I’m not making excuses for Michael Wood. He should have bloody sold the shares when he was advised to. Failing to do so twelve times is a terrible look and a disastrous error for someone on the fast track to senior leadership. But let’s not throw the baby out with the bathwater.
None of us, not even the sadly anticipated inquisitors, actually thinks this was corruption. People make mistakes and if we eliminate every person who has ever made an error it isn’t going to leave much.
A friend, Richelle, made the following comment - “So frustrating. Why didn’t he just sell his shares? The rules apply to everyone and this is not the distraction Labour needed. It should have been a victory week with primary teachers accepting an excellent step forward but was overshadowed by this because it gave the media the negative ammo they needed.”
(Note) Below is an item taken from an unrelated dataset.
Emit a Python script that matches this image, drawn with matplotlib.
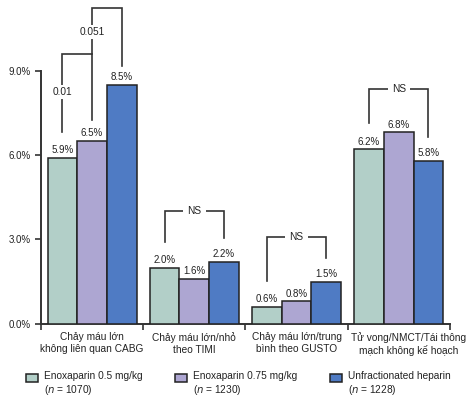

That sums it up to me. Today we should be talking about primary teachers reaching an agreement, and saying well done to the union and to Minister Tinetti. But instead we’re talking about this, and it just seems so unimportant.
Oh for goodness sake "His office has confirmed that he did in fact declare it in 2018 but Parliamentary Service likely missed it because of the way it was formatted."
https://www.newshub.co.nz/home/politics/2023/06/green-font-and-formatting-to-blame-for-wood-s-declaration-blunder.html
UPDATE: The shares have now been sold and the money given to the Anglican Trust for Women and Children.